:: Material provided ::
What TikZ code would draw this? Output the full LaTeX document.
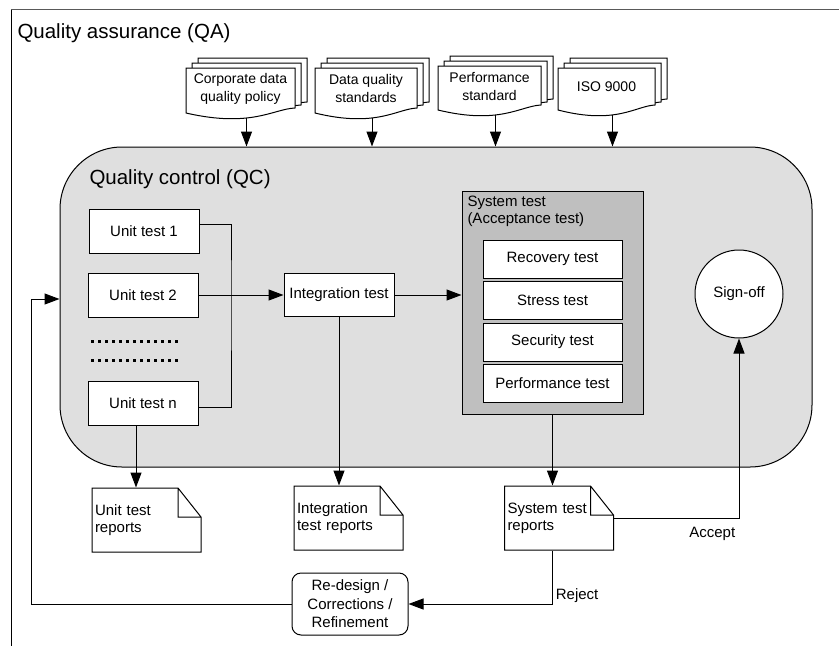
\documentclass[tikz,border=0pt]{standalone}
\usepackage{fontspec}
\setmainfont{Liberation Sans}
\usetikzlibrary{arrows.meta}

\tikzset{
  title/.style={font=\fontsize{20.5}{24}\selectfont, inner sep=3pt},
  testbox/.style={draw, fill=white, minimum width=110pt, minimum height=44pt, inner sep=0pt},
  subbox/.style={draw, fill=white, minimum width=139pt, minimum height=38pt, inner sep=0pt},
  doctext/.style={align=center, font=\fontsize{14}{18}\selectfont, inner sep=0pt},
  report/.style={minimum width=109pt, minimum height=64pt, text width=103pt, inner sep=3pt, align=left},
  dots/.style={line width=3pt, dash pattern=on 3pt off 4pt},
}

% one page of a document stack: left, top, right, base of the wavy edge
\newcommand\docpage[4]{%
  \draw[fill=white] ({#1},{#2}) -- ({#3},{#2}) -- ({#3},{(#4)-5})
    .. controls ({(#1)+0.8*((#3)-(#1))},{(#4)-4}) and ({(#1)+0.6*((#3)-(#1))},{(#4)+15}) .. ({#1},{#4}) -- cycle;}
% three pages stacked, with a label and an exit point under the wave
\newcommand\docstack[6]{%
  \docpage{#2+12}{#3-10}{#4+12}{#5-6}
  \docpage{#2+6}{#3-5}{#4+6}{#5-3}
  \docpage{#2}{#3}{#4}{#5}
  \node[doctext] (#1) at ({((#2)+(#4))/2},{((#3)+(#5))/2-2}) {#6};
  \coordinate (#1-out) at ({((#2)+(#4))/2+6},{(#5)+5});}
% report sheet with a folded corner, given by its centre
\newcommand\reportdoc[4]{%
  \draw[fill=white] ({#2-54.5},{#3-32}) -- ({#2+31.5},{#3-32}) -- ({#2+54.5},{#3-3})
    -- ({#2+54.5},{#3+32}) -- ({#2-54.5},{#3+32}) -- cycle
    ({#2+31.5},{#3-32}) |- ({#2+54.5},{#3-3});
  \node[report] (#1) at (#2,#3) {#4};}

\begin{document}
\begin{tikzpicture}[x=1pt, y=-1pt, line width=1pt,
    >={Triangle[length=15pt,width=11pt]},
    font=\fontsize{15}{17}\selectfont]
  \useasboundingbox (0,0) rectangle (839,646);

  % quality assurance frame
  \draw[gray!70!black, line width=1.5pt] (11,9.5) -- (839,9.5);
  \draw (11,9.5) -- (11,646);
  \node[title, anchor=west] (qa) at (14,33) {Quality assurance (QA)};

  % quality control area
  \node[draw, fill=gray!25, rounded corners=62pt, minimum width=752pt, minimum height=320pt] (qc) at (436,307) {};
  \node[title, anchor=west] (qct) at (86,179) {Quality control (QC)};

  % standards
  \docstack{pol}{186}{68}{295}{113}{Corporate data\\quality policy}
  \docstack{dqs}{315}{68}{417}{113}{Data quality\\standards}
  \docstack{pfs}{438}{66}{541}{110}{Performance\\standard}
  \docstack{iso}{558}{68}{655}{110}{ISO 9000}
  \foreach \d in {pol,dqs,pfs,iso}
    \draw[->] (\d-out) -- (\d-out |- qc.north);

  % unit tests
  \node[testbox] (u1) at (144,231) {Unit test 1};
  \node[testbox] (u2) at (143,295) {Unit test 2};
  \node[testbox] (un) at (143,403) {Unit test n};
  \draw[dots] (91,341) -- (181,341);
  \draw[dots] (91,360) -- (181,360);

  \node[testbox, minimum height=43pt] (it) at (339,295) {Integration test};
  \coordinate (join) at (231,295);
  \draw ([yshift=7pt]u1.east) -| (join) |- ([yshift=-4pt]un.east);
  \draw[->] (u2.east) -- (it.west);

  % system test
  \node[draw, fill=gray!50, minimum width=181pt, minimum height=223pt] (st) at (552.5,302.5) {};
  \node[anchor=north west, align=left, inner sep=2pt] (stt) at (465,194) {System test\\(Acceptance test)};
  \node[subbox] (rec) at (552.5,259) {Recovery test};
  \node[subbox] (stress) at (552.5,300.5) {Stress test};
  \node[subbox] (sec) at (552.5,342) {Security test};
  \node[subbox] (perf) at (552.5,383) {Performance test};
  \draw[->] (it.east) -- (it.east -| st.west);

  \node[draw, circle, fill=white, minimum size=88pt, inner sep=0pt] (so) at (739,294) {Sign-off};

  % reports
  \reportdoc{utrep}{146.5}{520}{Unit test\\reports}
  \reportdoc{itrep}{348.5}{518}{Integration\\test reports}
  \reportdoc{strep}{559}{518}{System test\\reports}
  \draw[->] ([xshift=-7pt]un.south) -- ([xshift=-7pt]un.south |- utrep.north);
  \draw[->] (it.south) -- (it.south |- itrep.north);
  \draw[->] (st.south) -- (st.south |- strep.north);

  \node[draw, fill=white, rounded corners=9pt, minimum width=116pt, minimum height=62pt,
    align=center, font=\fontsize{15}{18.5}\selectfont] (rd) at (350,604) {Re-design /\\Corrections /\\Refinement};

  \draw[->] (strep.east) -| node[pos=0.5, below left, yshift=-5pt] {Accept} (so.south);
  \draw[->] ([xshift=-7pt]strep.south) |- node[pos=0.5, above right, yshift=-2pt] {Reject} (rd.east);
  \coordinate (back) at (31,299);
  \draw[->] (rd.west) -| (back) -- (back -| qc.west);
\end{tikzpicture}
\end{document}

:: What you are asked to do ::
Please write out all of the material above without changing a word, and omit any pictures.

:: Solution for this problem ::
What TikZ code would draw this? Output the full LaTeX document.
\documentclass[tikz,border=0pt]{standalone}
\usepackage{fontspec}
\setmainfont{Liberation Sans}
\usetikzlibrary{arrows.meta}

\tikzset{
  title/.style={font=\fontsize{20.5}{24}\selectfont, inner sep=3pt},
  testbox/.style={draw, fill=white, minimum width=110pt, minimum height=44pt, inner sep=0pt},
  subbox/.style={draw, fill=white, minimum width=139pt, minimum height=38pt, inner sep=0pt},
  doctext/.style={align=center, font=\fontsize{14}{18}\selectfont, inner sep=0pt},
  report/.style={minimum width=109pt, minimum height=64pt, text width=103pt, inner sep=3pt, align=left},
  dots/.style={line width=3pt, dash pattern=on 3pt off 4pt},
}

% one page of a document stack: left, top, right, base of the wavy edge
\newcommand\docpage[4]{%
  \draw[fill=white] ({#1},{#2}) -- ({#3},{#2}) -- ({#3},{(#4)-5})
    .. controls ({(#1)+0.8*((#3)-(#1))},{(#4)-4}) and ({(#1)+0.6*((#3)-(#1))},{(#4)+15}) .. ({#1},{#4}) -- cycle;}
% three pages stacked, with a label and an exit point under the wave
\newcommand\docstack[6]{%
  \docpage{#2+12}{#3-10}{#4+12}{#5-6}
  \docpage{#2+6}{#3-5}{#4+6}{#5-3}
  \docpage{#2}{#3}{#4}{#5}
  \node[doctext] (#1) at ({((#2)+(#4))/2},{((#3)+(#5))/2-2}) {#6};
  \coordinate (#1-out) at ({((#2)+(#4))/2+6},{(#5)+5});}
% report sheet with a folded corner, given by its centre
\newcommand\reportdoc[4]{%
  \draw[fill=white] ({#2-54.5},{#3-32}) -- ({#2+31.5},{#3-32}) -- ({#2+54.5},{#3-3})
    -- ({#2+54.5},{#3+32}) -- ({#2-54.5},{#3+32}) -- cycle
    ({#2+31.5},{#3-32}) |- ({#2+54.5},{#3-3});
  \node[report] (#1) at (#2,#3) {#4};}

\begin{document}
\begin{tikzpicture}[x=1pt, y=-1pt, line width=1pt,
    >={Triangle[length=15pt,width=11pt]},
    font=\fontsize{15}{17}\selectfont]
  \useasboundingbox (0,0) rectangle (839,646);

  % quality assurance frame
  \draw[gray!70!black, line width=1.5pt] (11,9.5) -- (839,9.5);
  \draw (11,9.5) -- (11,646);
  \node[title, anchor=west] (qa) at (14,33) {Quality assurance (QA)};

  % quality control area
  \node[draw, fill=gray!25, rounded corners=62pt, minimum width=752pt, minimum height=320pt] (qc) at (436,307) {};
  \node[title, anchor=west] (qct) at (86,179) {Quality control (QC)};

  % standards
  \docstack{pol}{186}{68}{295}{113}{Corporate data\\quality policy}
  \docstack{dqs}{315}{68}{417}{113}{Data quality\\standards}
  \docstack{pfs}{438}{66}{541}{110}{Performance\\standard}
  \docstack{iso}{558}{68}{655}{110}{ISO 9000}
  \foreach \d in {pol,dqs,pfs,iso}
    \draw[->] (\d-out) -- (\d-out |- qc.north);

  % unit tests
  \node[testbox] (u1) at (144,231) {Unit test 1};
  \node[testbox] (u2) at (143,295) {Unit test 2};
  \node[testbox] (un) at (143,403) {Unit test n};
  \draw[dots] (91,341) -- (181,341);
  \draw[dots] (91,360) -- (181,360);

  \node[testbox, minimum height=43pt] (it) at (339,295) {Integration test};
  \coordinate (join) at (231,295);
  \draw ([yshift=7pt]u1.east) -| (join) |- ([yshift=-4pt]un.east);
  \draw[->] (u2.east) -- (it.west);

  % system test
  \node[draw, fill=gray!50, minimum width=181pt, minimum height=223pt] (st) at (552.5,302.5) {};
  \node[anchor=north west, align=left, inner sep=2pt] (stt) at (465,194) {System test\\(Acceptance test)};
  \node[subbox] (rec) at (552.5,259) {Recovery test};
  \node[subbox] (stress) at (552.5,300.5) {Stress test};
  \node[subbox] (sec) at (552.5,342) {Security test};
  \node[subbox] (perf) at (552.5,383) {Performance test};
  \draw[->] (it.east) -- (it.east -| st.west);

  \node[draw, circle, fill=white, minimum size=88pt, inner sep=0pt] (so) at (739,294) {Sign-off};

  % reports
  \reportdoc{utrep}{146.5}{520}{Unit test\\reports}
  \reportdoc{itrep}{348.5}{518}{Integration\\test reports}
  \reportdoc{strep}{559}{518}{System test\\reports}
  \draw[->] ([xshift=-7pt]un.south) -- ([xshift=-7pt]un.south |- utrep.north);
  \draw[->] (it.south) -- (it.south |- itrep.north);
  \draw[->] (st.south) -- (st.south |- strep.north);

  \node[draw, fill=white, rounded corners=9pt, minimum width=116pt, minimum height=62pt,
    align=center, font=\fontsize{15}{18.5}\selectfont] (rd) at (350,604) {Re-design /\\Corrections /\\Refinement};

  \draw[->] (strep.east) -| node[pos=0.5, below left, yshift=-5pt] {Accept} (so.south);
  \draw[->] ([xshift=-7pt]strep.south) |- node[pos=0.5, above right, yshift=-2pt] {Reject} (rd.east);
  \coordinate (back) at (31,299);
  \draw[->] (rd.west) -| (back) -- (back -| qc.west);
\end{tikzpicture}
\end{document}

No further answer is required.